I also didn't mind the East Bay Express article, which I saw in print. I took that writer's response to be less an uncertainty bread by information overload, and more a distrust of the rationality of risk averse advice that happened to conflict with her profession. And the point of her anecdote about her feelings for her child seems to be that she understands the emotional underpinnings of that risk aversion, notwithstanding her reservations about its clinical validity.

I think we all agree that pregnancy and parenthood are not easy. Unless someone's getting hurt, I'm inclined to be charitable toward even the weirder responses it engenders.

If only you were their ghostwriter, Anna. Don't get me wrong: I'm not uncharitable toward these writers' emotional and intellectual responses. What bothers me is their translation of those responses into text. Are these pieces confessional? Advice? I get the point, but criticize the execution. The point, it seems to me, goes without saying. Let me emphasize "without saying."

Of course one conceit of the wine critic's piece was the clash of pregnancy and profession, which makes for an amusing anecdote. But as a professional wine taster, she consumes very little. The problem may be moot. What disturbs her and drives the piece is what she cleverly phrases "the prohibitive nature of pregnancy," and to the end she can't or won't draw the line for herself. It's easy to be skeptical about absolute prohibition, her conclusion. But the point of the story was to identify an authority for establishing the right balance.

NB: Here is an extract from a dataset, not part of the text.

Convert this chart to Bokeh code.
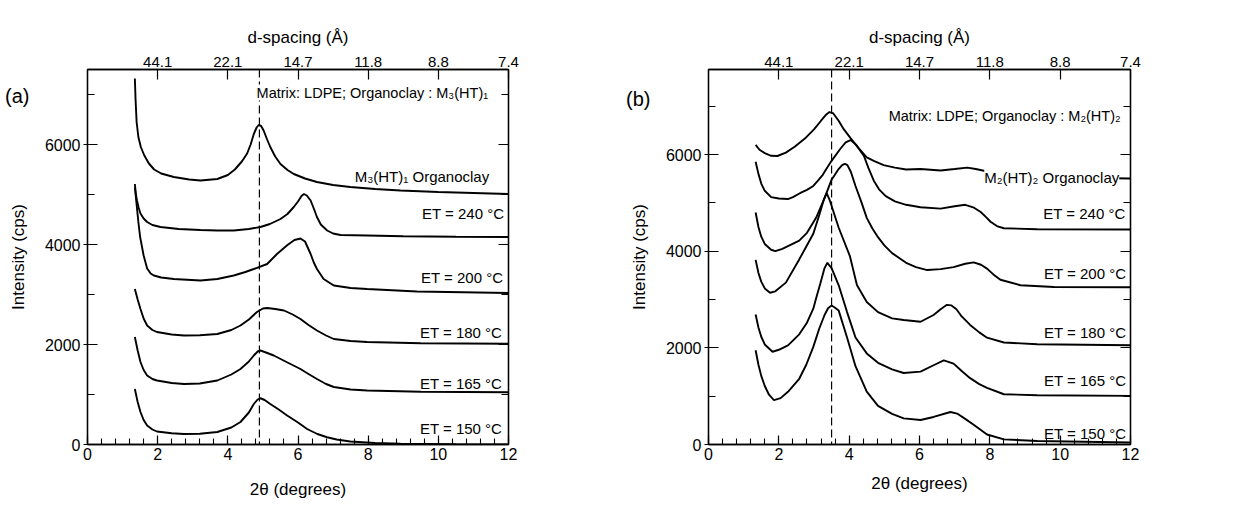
from bokeh.plotting import figure
from bokeh.models import (LinearAxis, Range1d, SingleIntervalTicker, FixedTicker,
                          Span, Label)
from bokeh.layouts import row
from bokeh.embed import file_html
from bokeh.resources import INLINE

# ---------------- data: panel (a)  Matrix LDPE, organoclay M3(HT)1 ----------------
A_ORG_X = [1.35, 1.37, 1.40, 1.45, 1.52, 1.62, 1.75, 1.90, 2.10, 2.46, 2.9, 3.22, 3.7, 4.0, 4.2, 4.4,
           4.55, 4.65, 4.74, 4.82, 4.88, 4.95, 5.02, 5.12, 5.21, 5.35, 5.5, 5.7, 5.88, 6.2, 6.54, 7.0,
           7.49, 8.2, 8.92, 10.0, 11.0, 12.0]
A_ORG_Y = [7320, 6900, 6450, 6150, 5950, 5780, 5620, 5500, 5420, 5350, 5300, 5280, 5310, 5390, 5500, 5660,
           5820, 6000, 6210, 6340, 6390, 6370, 6280, 6100, 5950, 5760, 5610, 5490, 5410, 5320, 5250, 5190,
           5150, 5110, 5080, 5050, 5030, 5010]

A_240_X = [1.35, 1.38, 1.41, 1.46, 1.51, 1.6, 1.7, 1.85, 2.08, 2.6, 3.22, 3.7, 4.17, 4.6, 4.93, 5.2, 5.5,
           5.7, 5.88, 6.0, 6.1, 6.17, 6.25, 6.36, 6.45, 6.54, 6.65, 6.83, 7.0, 7.21, 7.97, 9.0, 10.5, 12.0]
A_240_Y = [5210, 5000, 4880, 4730, 4620, 4520, 4450, 4390, 4350, 4310, 4290, 4280, 4280, 4310, 4350, 4410,
           4510, 4610, 4750, 4860, 4970, 5010, 4980, 4880, 4720, 4550, 4400, 4280, 4220, 4190, 4180, 4165,
           4155, 4150]

A_200_X = [1.35, 1.4, 1.45, 1.5, 1.6, 1.7, 1.8, 1.89, 2.1, 2.46, 3.22, 3.7, 4.17, 4.5, 4.74, 5.12, 5.4,
           5.7, 5.9, 6.07, 6.2, 6.36, 6.45, 6.54, 6.73, 7.02, 7.5, 7.97, 9.39, 12.0]
A_200_Y = [5150, 4800, 4450, 4150, 3780, 3520, 3420, 3380, 3340, 3310, 3280, 3310, 3380, 3450, 3510, 3610,
           3810, 3990, 4090, 4120, 4060, 3810, 3640, 3510, 3310, 3180, 3130, 3110, 3060, 3030]

A_180_X = [1.35, 1.43, 1.51, 1.6, 1.7, 1.85, 1.98, 2.4, 2.75, 3.2, 3.7, 4.1, 4.36, 4.6, 4.83, 5.0, 5.12,
           5.35, 5.6, 5.85, 6.07, 6.3, 6.54, 6.8, 7.02, 7.5, 7.97, 9.5, 12.0]
A_180_Y = [3110, 2900, 2710, 2520, 2380, 2290, 2250, 2200, 2180, 2185, 2210, 2290, 2380, 2500, 2650, 2720,
           2730, 2710, 2680, 2600, 2510, 2390, 2280, 2180, 2110, 2070, 2050, 2025, 2015]

A_165_X = [1.35, 1.43, 1.51, 1.6, 1.7, 1.85, 1.98, 2.4, 2.75, 3.2, 3.7, 4.1, 4.36, 4.6, 4.74, 4.85, 4.93,
           5.05, 5.31, 5.7, 6.07, 6.3, 6.54, 6.8, 7.02, 7.5, 7.97, 9.5, 12.0]
A_165_Y = [2150, 1880, 1650, 1490, 1380, 1310, 1280, 1230, 1210, 1220, 1280, 1400, 1510, 1660, 1780, 1860,
           1880, 1850, 1780, 1640, 1510, 1410, 1310, 1210, 1150, 1100, 1080, 1055, 1045]

A_150_X = [1.35, 1.43, 1.51, 1.6, 1.7, 1.85, 1.98, 2.4, 2.75, 3.2, 3.7, 4.1, 4.36, 4.6, 4.74, 4.85, 4.93,
           5.05, 5.21, 5.45, 5.69, 6.0, 6.26, 6.55, 6.83, 7.1, 7.49, 8.2, 8.92, 10.5, 12.0]
A_150_Y = [1110, 850, 650, 490, 380, 300, 260, 225, 210, 215, 250, 340, 450, 640, 810, 900, 925, 890, 810,
           700, 580, 440, 310, 210, 145, 100, 60, 30, 15, 5, 0]

# ---------------- data: panel (b)  Matrix LDPE, organoclay M2(HT)2 ----------------
B_ORG_X = [1.34, 1.45, 1.6, 1.78, 1.96, 2.2, 2.45, 2.74, 3.0, 3.2, 3.35, 3.44, 3.55, 3.7, 3.85, 4.04, 4.25,
           4.5, 4.7, 4.98, 5.3, 5.62, 6.03, 6.6, 7.0, 7.36, 7.6, 7.93, 8.4, 9.35, 10.5, 12.0]
B_ORG_Y = [6200, 6100, 6030, 5975, 5970, 6040, 6160, 6330, 6520, 6700, 6830, 6880, 6850, 6700, 6520, 6340,
           6150, 5940, 5870, 5780, 5730, 5690, 5700, 5670, 5700, 5730, 5700, 5650, 5575, 5540, 5520, 5505]

B_240_X = [1.34, 1.42, 1.5, 1.6, 1.78, 2.0, 2.26, 2.4, 2.6, 2.8, 2.98, 3.1, 3.25, 3.35, 3.5, 3.75, 3.9,
           4.04, 4.2, 4.42, 4.55, 4.7, 4.85, 5.04, 5.3, 5.62, 6.03, 6.6, 7.0, 7.3, 7.55, 7.74, 7.9, 8.02,
           8.2, 8.4, 9.35, 12.0]
B_240_Y = [5850, 5600, 5400, 5250, 5120, 5090, 5080, 5120, 5200, 5270, 5350, 5450, 5580, 5700, 5870, 6120,
           6250, 6300, 6200, 5970, 5720, 5460, 5280, 5140, 5030, 4960, 4910, 4880, 4930, 4960, 4900, 4810,
           4700, 4610, 4520, 4475, 4455, 4450]

B_200_X = [1.34, 1.42, 1.5, 1.6, 1.78, 1.9, 2.1, 2.58, 2.8, 3.06, 3.3, 3.5, 3.7, 3.8, 3.88, 3.95, 4.05,
           4.18, 4.34, 4.5, 4.66, 4.82, 5.0, 5.22, 5.62, 5.9, 6.22, 6.6, 6.97, 7.3, 7.54, 7.75, 7.92, 8.1,
           8.3, 8.87, 9.82, 12.0]
B_200_Y = [4800, 4500, 4300, 4150, 4030, 4000, 4050, 4220, 4380, 4690, 5100, 5480, 5700, 5780, 5810, 5780,
           5640, 5350, 5030, 4690, 4470, 4290, 4120, 3960, 3760, 3670, 3610, 3630, 3670, 3740, 3770, 3720,
           3640, 3520, 3410, 3295, 3260, 3255]

B_180_X = [1.34, 1.42, 1.5, 1.6, 1.75, 1.9, 2.2, 2.58, 2.98, 3.15, 3.28, 3.36, 3.45, 3.7, 4.02, 4.22, 4.5,
           4.82, 5.22, 5.55, 6.03, 6.4, 6.6, 6.78, 6.9, 7.05, 7.2, 7.44, 7.7, 7.92, 8.4, 9.35, 12.0]
B_180_Y = [3820, 3550, 3370, 3230, 3140, 3170, 3350, 3830, 4360, 4750, 5070, 5200, 5050, 4490, 3900, 3300,
           2950, 2740, 2610, 2575, 2540, 2680, 2800, 2890, 2880, 2800, 2650, 2475, 2320, 2210, 2110, 2075,
           2055]

B_165_X = [1.34, 1.42, 1.5, 1.6, 1.82, 2.0, 2.26, 2.58, 2.8, 2.98, 3.08, 3.18, 3.3, 3.38, 3.5, 3.7, 3.94,
           4.18, 4.5, 4.82, 5.22, 5.55, 6.03, 6.4, 6.69, 6.97, 7.2, 7.44, 7.7, 7.92, 8.4, 9.35, 12.0]
B_165_Y = [2690, 2420, 2230, 2070, 1920, 1960, 2050, 2280, 2520, 2810, 3080, 3330, 3650, 3760, 3650, 3300,
           2740, 2215, 1885, 1690, 1556, 1480, 1507, 1640, 1740, 1673, 1520, 1373, 1250, 1173, 1040, 1020,
           1007]

B_150_X = [1.34, 1.42, 1.5, 1.6, 1.72, 1.86, 2.05, 2.26, 2.58, 2.78, 2.98, 3.15, 3.3, 3.4, 3.5, 3.6, 3.7,
           3.94, 4.18, 4.5, 4.82, 5.22, 5.55, 6.03, 6.4, 6.88, 7.07, 7.3, 7.54, 7.92, 8.4, 9.35, 12.0]
B_150_Y = [1950, 1650, 1420, 1210, 1030, 920, 960, 1090, 1360, 1650, 2020, 2400, 2680, 2820, 2875, 2830,
           2775, 2215, 1620, 1094, 800, 633, 540, 507, 570, 673, 640, 530, 407, 207, 107, 73, 40]

# tick labels of the top (d-spacing) axis, at 2-theta = 2, 4, ..., 12
TOP_TICKS = [2, 4, 6, 8, 10, 12]
TOP_LABELS = ["44.1", "22.1", "14.7", "11.8", "8.8", "7.4"]

A_LABELS = ["M\u2083(HT)\u2081 Organoclay", "ET = 240 \u00b0C", "ET = 200 \u00b0C",
            "ET = 180 \u00b0C", "ET = 165 \u00b0C", "ET = 150 \u00b0C"]
B_LABELS = ["M\u2082(HT)\u2082 Organoclay", "ET = 240 \u00b0C", "ET = 200 \u00b0C",
            "ET = 180 \u00b0C", "ET = 165 \u00b0C", "ET = 150 \u00b0C"]
A_TITLE = "Matrix: LDPE; Organoclay : M\u2083(HT)\u2081"
B_TITLE = "Matrix: LDPE; Organoclay : M\u2082(HT)\u2082"
A_DASH = 4.9
B_DASH = 3.5
A_TAG_Y = 6980
B_TAG_Y = 7140

FONT = "Liberation Sans"
INK = "#000000"


def style_axis(ax, tick_in, tick_out, minor_in, label_size="16px"):
    ax.axis_line_color = INK
    ax.axis_line_width = 1.3
    ax.major_tick_line_color = INK
    ax.major_tick_line_width = 1.2
    ax.minor_tick_line_color = INK
    ax.minor_tick_line_width = 1.1
    ax.major_tick_in = tick_in
    ax.major_tick_out = tick_out
    ax.minor_tick_in = minor_in
    ax.minor_tick_out = 0
    ax.major_label_text_font = FONT
    ax.major_label_text_font_size = label_size
    ax.major_label_text_color = INK
    ax.axis_label_text_font = FONT
    ax.axis_label_text_font_size = "17px"
    ax.axis_label_text_font_style = "normal"
    ax.axis_label_text_color = INK


def make_panel(width, height, ymax, borders, curves, labels, label_pos, title, title_pos,
               dash, tag, tag_y, tag_standoff, ylab_standoff, xlab_standoff, masked=()):
    bl, br, bt, bb = borders
    p = figure(width=width, height=height, x_range=Range1d(0, 12), y_range=Range1d(0, ymax),
               output_backend="svg", toolbar_location=None,
               min_border_left=bl, min_border_right=br, min_border_top=bt, min_border_bottom=bb)
    p.xgrid.visible = False
    p.ygrid.visible = False
    p.outline_line_color = INK
    p.outline_line_width = 1.3
    p.background_fill_color = "white"
    p.border_fill_color = "white"

    bottom = p.below[0]
    bottom.ticker = SingleIntervalTicker(interval=2, num_minor_ticks=5)
    bottom.axis_label = "2\u03b8 (degrees)"
    style_axis(bottom, 9, 0, 6)
    bottom.major_label_standoff = 3
    bottom.axis_label_standoff = xlab_standoff

    left = p.left[0]
    left.ticker = SingleIntervalTicker(interval=2000, num_minor_ticks=2)
    left.axis_label = "Intensity (cps)"
    style_axis(left, 10, 4, 7)
    left.major_label_standoff = 3
    left.axis_label_standoff = ylab_standoff

    # panel tag "(a)" / "(b)" drawn as the single label of an outer, line-less left axis
    tag_axis = LinearAxis(ticker=FixedTicker(ticks=[tag_y]),
                          major_label_overrides={tag_y: tag})
    style_axis(tag_axis, 0, 0, 0, label_size="20px")
    tag_axis.axis_line_color = None
    tag_axis.major_tick_line_color = None
    tag_axis.minor_tick_line_color = None
    tag_axis.major_label_standoff = tag_standoff
    p.add_layout(tag_axis, "left")

    top = LinearAxis(ticker=FixedTicker(ticks=TOP_TICKS),
                     major_label_overrides={t: s for t, s in zip(TOP_TICKS, TOP_LABELS)},
                     axis_label="d-spacing (\u00c5)")
    style_axis(top, 10, 0, 0, label_size="15px")
    top.major_label_standoff = 3
    top.axis_label_standoff = 7
    p.add_layout(top, "above")

    right = LinearAxis(ticker=SingleIntervalTicker(interval=2000, num_minor_ticks=2))
    style_axis(right, 10, 0, 7)
    right.major_label_text_color = None
    right.major_label_standoff = 0
    p.add_layout(right, "right")

    for xs, ys in curves:
        p.line(xs, ys, line_color=INK, line_width=1.9)

    p.add_layout(Span(location=dash, dimension="height", line_color=INK,
                      line_width=1.2, line_dash="8 4"))

    for i, (txt, (lx, ly)) in enumerate(zip(labels, label_pos)):
        kw = {}
        if i in masked:
            kw = dict(background_fill_color="white")
        p.add_layout(Label(x=lx, y=ly, text=txt, text_align="right", text_baseline="middle",
                           text_font=FONT, text_font_size="15px", text_color=INK, **kw))
    p.add_layout(Label(x=title_pos[0], y=title_pos[1], text=title, text_align="right",
                       text_baseline="middle", text_font=FONT, text_font_size="14.5px",
                       text_color=INK, background_fill_color="white"))
    return p


pa = make_panel(
    620, 510, 7500, (87, 112, 69, 66),
    [(A_ORG_X, A_ORG_Y), (A_240_X, A_240_Y), (A_200_X, A_200_Y),
     (A_180_X, A_180_Y), (A_165_X, A_165_Y), (A_150_X, A_150_Y)],
    A_LABELS,
    [(11.45, 5360), (11.88, 4620), (11.85, 3340), (11.82, 2240), (11.82, 1230), (11.82, 330)],
    A_TITLE, (11.42, 7040), A_DASH, "(a)", A_TAG_Y, -24, 14, 17)

pb = make_panel(
    622, 510, 7760, (88, 112, 69, 53),
    [(B_ORG_X, B_ORG_Y), (B_240_X, B_240_Y), (B_200_X, B_200_Y),
     (B_180_X, B_180_Y), (B_165_X, B_165_Y), (B_150_X, B_150_Y)],
    B_LABELS,
    [(11.68, 5520), (11.86, 4770), (11.88, 3540), (11.88, 2320), (11.88, 1320), (11.88, 227)],
    B_TITLE, (11.72, 6800), B_DASH, "(b)", B_TAG_Y, -24, 14, 11, masked=(0,))

layout = row(pa, pb)
open("out.html", "w").write(file_html(layout, INLINE))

I think that as parents, we try in general to do the best we can for our children, as well as our current understanding of what is good and what isn't for their health and well-being. What 'good' is, of course, changes with every new study out proclaiming that 'this is good' and 'that is bad'. There's no point in beating ourselves or other parents up over the choices we or they make, nor is there any point in assigning more value than needed to purple prose celebrating or bemoaning the state of parenthood. We all have tales to tell, or articles to write, deadlines to meet, rents to pay...
Unless of course, Simon's solution to the angst of parenthood was to take a baseball bat to his baby. Then everyone would have jumped in to condemn him. Or would they? Maybe they would see a way to blame it on post-partum depression in fathers.